# Task details:
Look through the data below. Pick out the lines holding the string "this".

# Material to process:
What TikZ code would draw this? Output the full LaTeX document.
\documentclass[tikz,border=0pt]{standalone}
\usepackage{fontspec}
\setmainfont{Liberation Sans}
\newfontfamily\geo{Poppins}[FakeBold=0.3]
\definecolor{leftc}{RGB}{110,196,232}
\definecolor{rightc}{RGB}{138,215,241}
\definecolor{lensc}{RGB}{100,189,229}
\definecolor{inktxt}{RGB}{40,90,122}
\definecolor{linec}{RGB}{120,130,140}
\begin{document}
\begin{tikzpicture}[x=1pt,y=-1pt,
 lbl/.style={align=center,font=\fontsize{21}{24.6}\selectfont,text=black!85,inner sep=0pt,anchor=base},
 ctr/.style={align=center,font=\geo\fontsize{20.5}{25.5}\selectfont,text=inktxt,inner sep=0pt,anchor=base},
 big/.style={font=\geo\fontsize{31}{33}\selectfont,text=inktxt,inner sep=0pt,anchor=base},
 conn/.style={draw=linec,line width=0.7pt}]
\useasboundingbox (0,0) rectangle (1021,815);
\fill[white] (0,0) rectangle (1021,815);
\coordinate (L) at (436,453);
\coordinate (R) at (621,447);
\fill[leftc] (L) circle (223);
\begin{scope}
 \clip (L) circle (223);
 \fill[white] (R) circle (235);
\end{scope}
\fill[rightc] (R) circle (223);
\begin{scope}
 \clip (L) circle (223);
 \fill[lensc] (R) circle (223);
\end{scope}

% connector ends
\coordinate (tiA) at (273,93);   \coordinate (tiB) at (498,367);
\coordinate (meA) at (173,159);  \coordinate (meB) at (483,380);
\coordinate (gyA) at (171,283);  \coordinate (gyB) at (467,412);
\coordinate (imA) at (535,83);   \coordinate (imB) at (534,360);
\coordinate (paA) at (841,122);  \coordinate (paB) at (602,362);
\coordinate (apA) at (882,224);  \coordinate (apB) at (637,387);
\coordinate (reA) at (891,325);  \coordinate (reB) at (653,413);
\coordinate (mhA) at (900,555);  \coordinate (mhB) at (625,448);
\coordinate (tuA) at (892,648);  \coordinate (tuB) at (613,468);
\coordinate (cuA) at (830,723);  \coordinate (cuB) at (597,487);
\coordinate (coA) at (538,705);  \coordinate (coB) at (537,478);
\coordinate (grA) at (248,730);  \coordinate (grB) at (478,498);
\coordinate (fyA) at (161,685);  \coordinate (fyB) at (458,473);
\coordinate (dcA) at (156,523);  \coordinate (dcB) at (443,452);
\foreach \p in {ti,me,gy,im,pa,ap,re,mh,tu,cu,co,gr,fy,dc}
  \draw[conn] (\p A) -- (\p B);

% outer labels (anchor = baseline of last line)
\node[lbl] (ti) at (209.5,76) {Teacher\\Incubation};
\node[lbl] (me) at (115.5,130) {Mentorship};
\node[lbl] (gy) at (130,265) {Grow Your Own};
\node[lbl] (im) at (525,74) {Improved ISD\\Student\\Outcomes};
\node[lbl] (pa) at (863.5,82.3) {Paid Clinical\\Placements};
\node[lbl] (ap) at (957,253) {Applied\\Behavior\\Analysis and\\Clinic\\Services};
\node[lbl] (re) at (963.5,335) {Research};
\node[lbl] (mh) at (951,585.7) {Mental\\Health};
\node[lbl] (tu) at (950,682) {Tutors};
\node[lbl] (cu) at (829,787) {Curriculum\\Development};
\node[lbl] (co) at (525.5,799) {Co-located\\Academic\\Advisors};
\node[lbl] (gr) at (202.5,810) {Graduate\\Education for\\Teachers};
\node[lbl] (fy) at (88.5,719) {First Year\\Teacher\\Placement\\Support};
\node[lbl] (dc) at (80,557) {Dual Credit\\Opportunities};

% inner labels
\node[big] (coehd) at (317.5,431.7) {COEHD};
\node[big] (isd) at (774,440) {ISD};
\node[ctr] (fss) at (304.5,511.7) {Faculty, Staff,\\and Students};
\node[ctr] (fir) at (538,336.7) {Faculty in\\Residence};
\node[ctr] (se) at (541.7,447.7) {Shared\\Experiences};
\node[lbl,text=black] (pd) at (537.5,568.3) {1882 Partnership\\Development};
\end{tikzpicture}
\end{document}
* * *
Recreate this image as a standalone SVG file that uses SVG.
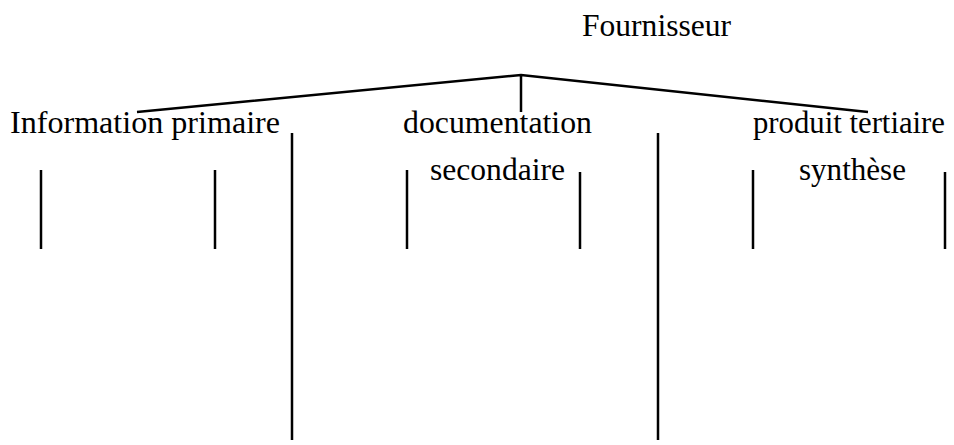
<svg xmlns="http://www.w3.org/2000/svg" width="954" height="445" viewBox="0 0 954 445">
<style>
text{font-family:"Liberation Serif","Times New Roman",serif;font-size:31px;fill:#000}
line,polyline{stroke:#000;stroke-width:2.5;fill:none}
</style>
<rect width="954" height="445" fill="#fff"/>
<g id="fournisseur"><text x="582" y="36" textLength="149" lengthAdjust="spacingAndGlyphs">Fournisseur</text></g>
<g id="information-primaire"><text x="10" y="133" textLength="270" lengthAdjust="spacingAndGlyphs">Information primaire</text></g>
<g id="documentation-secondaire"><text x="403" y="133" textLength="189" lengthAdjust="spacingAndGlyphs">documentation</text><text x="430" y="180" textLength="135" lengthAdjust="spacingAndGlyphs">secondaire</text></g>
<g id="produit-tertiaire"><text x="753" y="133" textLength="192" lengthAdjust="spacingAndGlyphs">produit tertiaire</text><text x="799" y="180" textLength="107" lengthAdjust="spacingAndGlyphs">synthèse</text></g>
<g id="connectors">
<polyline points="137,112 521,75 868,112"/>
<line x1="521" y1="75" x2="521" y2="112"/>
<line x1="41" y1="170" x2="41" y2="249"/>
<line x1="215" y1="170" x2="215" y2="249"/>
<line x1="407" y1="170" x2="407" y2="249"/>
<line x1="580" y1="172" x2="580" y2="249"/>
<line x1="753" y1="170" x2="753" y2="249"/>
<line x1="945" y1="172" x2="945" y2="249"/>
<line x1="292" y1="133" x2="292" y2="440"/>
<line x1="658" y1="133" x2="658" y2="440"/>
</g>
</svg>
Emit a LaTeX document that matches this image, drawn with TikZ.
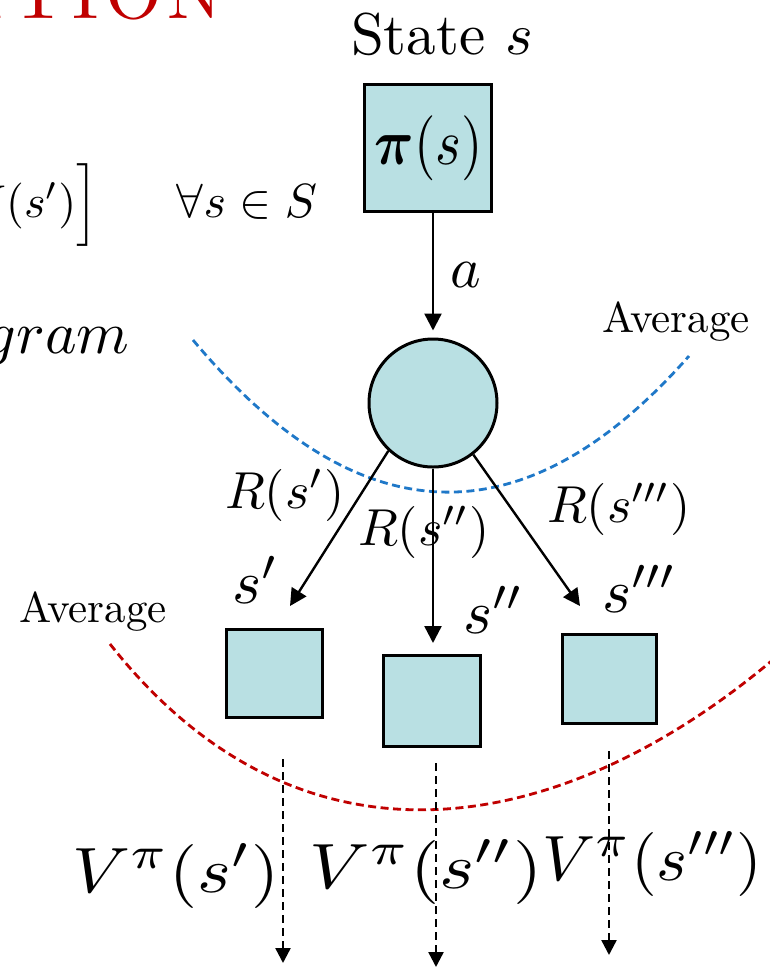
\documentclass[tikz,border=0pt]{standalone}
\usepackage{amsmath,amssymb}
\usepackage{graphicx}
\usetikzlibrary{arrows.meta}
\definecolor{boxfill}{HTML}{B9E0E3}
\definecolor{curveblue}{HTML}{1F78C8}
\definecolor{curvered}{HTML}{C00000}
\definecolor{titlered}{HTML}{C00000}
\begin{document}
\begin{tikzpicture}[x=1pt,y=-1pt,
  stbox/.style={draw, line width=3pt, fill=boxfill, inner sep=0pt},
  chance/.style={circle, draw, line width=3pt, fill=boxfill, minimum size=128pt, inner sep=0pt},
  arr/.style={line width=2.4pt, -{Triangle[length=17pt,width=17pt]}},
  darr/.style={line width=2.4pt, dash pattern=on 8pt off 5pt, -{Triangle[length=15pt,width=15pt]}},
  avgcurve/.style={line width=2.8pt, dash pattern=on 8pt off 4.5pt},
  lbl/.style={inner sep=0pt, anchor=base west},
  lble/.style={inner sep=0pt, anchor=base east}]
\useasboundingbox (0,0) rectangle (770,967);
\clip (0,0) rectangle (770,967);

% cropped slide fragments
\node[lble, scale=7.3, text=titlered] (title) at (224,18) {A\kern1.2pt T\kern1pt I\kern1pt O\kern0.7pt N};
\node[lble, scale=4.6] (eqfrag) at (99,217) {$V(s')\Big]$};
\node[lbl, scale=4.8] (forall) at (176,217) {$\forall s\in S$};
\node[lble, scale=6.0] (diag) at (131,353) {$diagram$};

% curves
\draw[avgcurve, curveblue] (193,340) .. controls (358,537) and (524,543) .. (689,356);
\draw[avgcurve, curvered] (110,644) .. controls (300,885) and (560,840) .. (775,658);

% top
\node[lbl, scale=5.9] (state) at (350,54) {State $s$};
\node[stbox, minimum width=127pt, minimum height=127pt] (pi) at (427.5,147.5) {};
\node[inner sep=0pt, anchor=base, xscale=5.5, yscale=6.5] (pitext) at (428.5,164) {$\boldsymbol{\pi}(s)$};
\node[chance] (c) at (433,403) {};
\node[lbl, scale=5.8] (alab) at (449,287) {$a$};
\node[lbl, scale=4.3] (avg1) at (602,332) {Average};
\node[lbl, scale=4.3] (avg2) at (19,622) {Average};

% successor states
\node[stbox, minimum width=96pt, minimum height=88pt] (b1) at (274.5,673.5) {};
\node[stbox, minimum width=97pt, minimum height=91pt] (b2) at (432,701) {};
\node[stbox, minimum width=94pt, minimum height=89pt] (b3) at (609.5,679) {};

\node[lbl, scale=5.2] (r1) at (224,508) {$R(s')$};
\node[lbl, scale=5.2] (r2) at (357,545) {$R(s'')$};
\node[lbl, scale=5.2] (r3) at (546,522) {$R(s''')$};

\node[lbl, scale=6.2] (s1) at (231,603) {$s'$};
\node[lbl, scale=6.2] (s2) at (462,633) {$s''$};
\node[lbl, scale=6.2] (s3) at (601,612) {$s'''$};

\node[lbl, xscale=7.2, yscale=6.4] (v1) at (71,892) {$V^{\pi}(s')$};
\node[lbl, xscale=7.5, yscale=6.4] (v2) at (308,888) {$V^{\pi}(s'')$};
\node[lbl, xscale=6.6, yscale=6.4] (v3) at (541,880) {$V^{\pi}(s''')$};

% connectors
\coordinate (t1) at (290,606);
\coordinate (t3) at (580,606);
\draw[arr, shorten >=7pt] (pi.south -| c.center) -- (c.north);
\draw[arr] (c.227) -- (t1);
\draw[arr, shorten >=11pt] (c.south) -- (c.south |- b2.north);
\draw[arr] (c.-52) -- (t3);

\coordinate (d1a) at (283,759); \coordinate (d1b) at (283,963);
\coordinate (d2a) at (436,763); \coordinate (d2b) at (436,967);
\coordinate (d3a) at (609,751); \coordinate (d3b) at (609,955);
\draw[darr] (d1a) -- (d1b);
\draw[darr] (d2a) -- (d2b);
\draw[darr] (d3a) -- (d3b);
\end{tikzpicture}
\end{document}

# The completed task:
What TikZ code would draw this? Output the full LaTeX document.
Recreate this image as a standalone SVG file that uses SVG.
Emit a LaTeX document that matches this image, drawn with TikZ.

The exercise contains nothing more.